[DATA SECTION]:
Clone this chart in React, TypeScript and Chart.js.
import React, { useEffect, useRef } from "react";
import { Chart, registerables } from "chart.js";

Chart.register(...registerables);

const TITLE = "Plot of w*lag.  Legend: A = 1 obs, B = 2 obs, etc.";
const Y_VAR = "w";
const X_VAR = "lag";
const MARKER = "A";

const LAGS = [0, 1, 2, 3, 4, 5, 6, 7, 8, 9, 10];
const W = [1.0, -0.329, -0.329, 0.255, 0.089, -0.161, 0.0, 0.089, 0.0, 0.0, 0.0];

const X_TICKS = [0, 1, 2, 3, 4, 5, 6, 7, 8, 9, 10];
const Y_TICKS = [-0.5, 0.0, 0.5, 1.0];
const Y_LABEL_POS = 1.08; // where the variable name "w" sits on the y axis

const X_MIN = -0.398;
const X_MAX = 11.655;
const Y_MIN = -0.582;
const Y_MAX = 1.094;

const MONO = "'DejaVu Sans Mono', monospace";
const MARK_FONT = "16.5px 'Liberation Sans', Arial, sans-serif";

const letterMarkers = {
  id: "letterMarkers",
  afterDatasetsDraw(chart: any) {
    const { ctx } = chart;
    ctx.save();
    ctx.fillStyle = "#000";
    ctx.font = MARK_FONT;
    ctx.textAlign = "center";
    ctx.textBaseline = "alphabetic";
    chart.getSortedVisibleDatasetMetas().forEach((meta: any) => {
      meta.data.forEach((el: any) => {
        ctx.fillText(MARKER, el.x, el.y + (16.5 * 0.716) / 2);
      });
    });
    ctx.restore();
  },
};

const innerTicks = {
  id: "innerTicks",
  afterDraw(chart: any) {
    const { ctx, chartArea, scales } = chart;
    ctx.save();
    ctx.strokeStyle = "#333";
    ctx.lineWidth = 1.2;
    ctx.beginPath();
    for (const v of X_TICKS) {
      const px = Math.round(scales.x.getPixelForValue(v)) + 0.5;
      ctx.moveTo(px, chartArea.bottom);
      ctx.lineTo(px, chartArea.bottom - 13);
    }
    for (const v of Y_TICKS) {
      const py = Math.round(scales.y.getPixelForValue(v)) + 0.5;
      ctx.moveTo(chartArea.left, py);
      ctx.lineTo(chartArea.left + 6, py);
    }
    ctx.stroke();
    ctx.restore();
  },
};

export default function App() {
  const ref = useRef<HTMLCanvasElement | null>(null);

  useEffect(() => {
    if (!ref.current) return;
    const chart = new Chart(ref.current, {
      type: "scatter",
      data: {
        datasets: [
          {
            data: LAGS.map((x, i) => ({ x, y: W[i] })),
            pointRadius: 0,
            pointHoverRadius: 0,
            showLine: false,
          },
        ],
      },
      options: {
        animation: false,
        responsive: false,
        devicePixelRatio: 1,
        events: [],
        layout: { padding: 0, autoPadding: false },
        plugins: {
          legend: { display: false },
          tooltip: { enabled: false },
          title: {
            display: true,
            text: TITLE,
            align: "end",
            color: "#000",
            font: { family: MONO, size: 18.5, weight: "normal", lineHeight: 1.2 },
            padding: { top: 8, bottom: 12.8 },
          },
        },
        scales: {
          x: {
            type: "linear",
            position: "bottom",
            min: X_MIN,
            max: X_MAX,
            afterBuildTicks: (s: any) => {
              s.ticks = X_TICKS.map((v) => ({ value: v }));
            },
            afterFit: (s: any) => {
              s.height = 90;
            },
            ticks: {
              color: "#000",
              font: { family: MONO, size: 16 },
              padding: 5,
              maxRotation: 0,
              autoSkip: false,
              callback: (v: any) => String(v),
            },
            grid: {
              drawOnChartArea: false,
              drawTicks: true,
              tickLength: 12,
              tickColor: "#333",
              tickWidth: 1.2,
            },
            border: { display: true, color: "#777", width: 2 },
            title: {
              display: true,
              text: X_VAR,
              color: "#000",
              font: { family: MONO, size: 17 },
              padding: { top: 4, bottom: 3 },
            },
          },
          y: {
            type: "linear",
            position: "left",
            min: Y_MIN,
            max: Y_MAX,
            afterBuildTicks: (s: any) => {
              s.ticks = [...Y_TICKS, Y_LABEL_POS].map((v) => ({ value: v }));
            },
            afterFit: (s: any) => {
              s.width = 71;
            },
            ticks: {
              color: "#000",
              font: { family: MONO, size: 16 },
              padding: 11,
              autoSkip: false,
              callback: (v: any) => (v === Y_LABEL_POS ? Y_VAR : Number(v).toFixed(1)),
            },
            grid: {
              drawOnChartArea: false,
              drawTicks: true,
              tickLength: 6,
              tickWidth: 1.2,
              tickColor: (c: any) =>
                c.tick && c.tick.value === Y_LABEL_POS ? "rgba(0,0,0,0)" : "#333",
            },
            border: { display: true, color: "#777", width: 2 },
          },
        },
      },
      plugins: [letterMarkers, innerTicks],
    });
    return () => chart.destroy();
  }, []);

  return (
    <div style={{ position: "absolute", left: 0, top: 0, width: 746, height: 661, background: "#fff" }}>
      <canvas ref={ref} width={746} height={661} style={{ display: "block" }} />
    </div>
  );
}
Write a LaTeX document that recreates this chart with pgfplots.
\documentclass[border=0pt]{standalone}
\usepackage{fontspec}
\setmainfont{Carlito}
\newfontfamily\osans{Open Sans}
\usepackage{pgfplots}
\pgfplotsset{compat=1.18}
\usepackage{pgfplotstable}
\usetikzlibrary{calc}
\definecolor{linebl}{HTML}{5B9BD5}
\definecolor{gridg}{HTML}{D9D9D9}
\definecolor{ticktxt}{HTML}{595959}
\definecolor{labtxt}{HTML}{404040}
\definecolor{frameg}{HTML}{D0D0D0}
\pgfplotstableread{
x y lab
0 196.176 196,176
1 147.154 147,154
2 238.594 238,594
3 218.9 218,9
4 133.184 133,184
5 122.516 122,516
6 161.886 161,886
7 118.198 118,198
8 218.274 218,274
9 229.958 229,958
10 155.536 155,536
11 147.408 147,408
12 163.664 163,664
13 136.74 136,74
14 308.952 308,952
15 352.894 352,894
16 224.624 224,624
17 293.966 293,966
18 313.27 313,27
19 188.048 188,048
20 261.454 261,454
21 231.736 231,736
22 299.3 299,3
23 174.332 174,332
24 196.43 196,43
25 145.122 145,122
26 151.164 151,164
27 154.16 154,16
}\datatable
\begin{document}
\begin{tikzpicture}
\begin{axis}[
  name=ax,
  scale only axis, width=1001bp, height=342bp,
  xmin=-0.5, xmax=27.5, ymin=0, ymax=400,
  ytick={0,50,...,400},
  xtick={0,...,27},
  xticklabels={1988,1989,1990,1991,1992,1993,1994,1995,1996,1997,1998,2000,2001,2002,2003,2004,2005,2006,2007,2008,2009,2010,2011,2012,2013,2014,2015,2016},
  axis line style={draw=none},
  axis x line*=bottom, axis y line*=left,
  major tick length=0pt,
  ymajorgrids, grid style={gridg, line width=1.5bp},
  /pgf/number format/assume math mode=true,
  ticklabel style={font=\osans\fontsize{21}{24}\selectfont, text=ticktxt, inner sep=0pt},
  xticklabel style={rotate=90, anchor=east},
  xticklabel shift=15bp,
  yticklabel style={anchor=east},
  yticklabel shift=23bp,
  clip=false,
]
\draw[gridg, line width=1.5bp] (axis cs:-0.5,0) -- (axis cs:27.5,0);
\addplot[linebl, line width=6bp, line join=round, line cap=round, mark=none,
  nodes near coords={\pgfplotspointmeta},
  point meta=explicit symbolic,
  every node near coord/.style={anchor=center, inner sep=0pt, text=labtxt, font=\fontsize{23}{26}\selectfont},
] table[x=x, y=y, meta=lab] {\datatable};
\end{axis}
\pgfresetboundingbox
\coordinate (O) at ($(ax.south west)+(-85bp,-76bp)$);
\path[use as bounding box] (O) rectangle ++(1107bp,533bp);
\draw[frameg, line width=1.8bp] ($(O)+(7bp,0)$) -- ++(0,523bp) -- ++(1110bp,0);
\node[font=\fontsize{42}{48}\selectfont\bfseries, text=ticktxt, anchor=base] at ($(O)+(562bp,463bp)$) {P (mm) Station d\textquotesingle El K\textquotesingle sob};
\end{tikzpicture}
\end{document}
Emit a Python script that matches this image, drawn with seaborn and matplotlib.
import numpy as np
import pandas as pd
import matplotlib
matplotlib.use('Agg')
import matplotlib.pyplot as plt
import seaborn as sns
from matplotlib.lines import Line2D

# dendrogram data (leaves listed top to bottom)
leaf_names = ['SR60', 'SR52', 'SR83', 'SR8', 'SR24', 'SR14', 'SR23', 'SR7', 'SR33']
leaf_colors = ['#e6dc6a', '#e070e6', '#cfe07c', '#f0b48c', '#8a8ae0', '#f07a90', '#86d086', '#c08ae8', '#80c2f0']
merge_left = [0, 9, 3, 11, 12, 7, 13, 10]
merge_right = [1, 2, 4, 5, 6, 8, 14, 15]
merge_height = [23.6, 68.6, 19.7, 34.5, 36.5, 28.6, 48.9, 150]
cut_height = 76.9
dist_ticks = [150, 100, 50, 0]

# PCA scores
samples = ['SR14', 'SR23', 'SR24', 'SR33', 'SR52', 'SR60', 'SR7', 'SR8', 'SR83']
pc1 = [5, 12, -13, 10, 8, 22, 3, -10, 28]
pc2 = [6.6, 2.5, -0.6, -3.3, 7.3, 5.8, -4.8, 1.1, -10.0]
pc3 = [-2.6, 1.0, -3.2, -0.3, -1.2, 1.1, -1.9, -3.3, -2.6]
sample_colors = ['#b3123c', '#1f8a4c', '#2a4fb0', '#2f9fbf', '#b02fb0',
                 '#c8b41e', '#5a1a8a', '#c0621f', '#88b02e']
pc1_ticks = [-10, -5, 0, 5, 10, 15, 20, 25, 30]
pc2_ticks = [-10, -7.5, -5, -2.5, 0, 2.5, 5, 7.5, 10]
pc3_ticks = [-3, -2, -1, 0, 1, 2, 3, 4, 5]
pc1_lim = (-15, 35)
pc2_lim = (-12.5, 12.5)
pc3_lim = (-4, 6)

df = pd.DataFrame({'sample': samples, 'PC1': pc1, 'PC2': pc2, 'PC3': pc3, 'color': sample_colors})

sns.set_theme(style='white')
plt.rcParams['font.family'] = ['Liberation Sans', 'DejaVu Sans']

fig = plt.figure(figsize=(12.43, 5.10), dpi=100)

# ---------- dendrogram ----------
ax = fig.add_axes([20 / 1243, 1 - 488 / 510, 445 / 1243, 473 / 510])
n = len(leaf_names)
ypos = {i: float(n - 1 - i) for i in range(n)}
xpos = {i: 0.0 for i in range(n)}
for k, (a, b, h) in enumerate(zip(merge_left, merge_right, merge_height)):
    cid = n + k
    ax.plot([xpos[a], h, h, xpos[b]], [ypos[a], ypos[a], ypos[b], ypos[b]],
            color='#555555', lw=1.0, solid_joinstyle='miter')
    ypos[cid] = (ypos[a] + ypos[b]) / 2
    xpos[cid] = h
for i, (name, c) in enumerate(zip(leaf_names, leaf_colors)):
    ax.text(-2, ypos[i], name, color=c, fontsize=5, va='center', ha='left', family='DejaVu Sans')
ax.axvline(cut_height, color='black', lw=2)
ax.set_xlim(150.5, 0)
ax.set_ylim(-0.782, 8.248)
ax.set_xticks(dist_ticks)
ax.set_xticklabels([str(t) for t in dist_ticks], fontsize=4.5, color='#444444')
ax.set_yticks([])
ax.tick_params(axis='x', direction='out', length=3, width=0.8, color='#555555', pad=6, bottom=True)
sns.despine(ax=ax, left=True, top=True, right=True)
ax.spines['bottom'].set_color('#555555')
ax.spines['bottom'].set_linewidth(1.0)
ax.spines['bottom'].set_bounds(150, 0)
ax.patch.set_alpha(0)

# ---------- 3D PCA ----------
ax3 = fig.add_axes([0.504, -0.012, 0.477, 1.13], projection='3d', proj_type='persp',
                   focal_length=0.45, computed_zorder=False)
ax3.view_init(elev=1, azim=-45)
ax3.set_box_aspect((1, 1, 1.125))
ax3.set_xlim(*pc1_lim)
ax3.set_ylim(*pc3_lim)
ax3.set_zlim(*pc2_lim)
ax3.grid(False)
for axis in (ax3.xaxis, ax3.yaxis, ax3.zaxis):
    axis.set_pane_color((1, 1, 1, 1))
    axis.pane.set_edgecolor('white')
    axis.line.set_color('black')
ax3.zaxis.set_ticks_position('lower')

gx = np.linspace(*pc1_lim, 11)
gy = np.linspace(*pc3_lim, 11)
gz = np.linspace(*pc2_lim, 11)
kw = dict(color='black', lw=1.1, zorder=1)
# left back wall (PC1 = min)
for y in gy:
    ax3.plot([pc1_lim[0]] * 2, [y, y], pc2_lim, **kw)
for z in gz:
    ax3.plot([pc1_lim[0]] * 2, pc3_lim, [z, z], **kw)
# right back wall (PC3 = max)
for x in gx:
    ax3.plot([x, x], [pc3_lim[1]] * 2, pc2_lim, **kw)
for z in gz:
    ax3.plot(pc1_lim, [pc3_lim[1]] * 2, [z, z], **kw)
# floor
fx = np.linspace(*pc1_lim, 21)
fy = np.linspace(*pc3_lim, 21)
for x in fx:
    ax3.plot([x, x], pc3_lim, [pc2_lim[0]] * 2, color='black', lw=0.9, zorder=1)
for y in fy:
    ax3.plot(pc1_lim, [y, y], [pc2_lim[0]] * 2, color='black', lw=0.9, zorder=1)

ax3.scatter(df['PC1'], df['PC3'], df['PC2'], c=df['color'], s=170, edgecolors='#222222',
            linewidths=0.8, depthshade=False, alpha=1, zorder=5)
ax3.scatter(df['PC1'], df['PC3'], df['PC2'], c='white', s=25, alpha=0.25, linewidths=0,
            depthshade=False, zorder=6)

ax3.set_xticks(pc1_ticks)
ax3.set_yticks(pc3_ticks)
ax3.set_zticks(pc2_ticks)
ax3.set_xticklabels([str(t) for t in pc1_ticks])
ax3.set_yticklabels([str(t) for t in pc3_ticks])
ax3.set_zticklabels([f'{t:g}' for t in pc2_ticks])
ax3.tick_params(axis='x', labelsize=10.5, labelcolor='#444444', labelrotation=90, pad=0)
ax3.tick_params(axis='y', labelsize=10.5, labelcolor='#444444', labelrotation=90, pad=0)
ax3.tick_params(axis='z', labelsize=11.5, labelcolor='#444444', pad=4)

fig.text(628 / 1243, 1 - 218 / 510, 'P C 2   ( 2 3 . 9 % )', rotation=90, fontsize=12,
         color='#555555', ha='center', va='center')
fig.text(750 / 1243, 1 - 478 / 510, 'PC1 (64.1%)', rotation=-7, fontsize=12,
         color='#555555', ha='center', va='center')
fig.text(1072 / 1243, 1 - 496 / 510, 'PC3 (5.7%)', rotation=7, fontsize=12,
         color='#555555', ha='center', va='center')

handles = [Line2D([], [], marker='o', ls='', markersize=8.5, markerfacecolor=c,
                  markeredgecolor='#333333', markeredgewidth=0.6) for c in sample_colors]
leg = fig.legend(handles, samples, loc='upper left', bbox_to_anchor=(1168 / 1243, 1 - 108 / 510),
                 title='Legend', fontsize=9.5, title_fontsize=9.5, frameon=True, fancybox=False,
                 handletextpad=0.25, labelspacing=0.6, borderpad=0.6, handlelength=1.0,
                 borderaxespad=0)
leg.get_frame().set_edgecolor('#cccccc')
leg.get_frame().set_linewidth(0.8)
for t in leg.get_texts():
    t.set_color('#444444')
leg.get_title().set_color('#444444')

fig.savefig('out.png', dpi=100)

[YOUR TASK]:
Begin with the line containing "Emit a Python", end with the line containing "fig = plt.figure(figsize=(12.43, 5.10), dpi=100)", and repeat every line in that stretch exactly.

[SOLUTION TO THIS EXERCISE]:
Emit a Python script that matches this image, drawn with seaborn and matplotlib.
import numpy as np
import pandas as pd
import matplotlib
matplotlib.use('Agg')
import matplotlib.pyplot as plt
import seaborn as sns
from matplotlib.lines import Line2D

# dendrogram data (leaves listed top to bottom)
leaf_names = ['SR60', 'SR52', 'SR83', 'SR8', 'SR24', 'SR14', 'SR23', 'SR7', 'SR33']
leaf_colors = ['#e6dc6a', '#e070e6', '#cfe07c', '#f0b48c', '#8a8ae0', '#f07a90', '#86d086', '#c08ae8', '#80c2f0']
merge_left = [0, 9, 3, 11, 12, 7, 13, 10]
merge_right = [1, 2, 4, 5, 6, 8, 14, 15]
merge_height = [23.6, 68.6, 19.7, 34.5, 36.5, 28.6, 48.9, 150]
cut_height = 76.9
dist_ticks = [150, 100, 50, 0]

# PCA scores
samples = ['SR14', 'SR23', 'SR24', 'SR33', 'SR52', 'SR60', 'SR7', 'SR8', 'SR83']
pc1 = [5, 12, -13, 10, 8, 22, 3, -10, 28]
pc2 = [6.6, 2.5, -0.6, -3.3, 7.3, 5.8, -4.8, 1.1, -10.0]
pc3 = [-2.6, 1.0, -3.2, -0.3, -1.2, 1.1, -1.9, -3.3, -2.6]
sample_colors = ['#b3123c', '#1f8a4c', '#2a4fb0', '#2f9fbf', '#b02fb0',
                 '#c8b41e', '#5a1a8a', '#c0621f', '#88b02e']
pc1_ticks = [-10, -5, 0, 5, 10, 15, 20, 25, 30]
pc2_ticks = [-10, -7.5, -5, -2.5, 0, 2.5, 5, 7.5, 10]
pc3_ticks = [-3, -2, -1, 0, 1, 2, 3, 4, 5]
pc1_lim = (-15, 35)
pc2_lim = (-12.5, 12.5)
pc3_lim = (-4, 6)

df = pd.DataFrame({'sample': samples, 'PC1': pc1, 'PC2': pc2, 'PC3': pc3, 'color': sample_colors})

sns.set_theme(style='white')
plt.rcParams['font.family'] = ['Liberation Sans', 'DejaVu Sans']

fig = plt.figure(figsize=(12.43, 5.10), dpi=100)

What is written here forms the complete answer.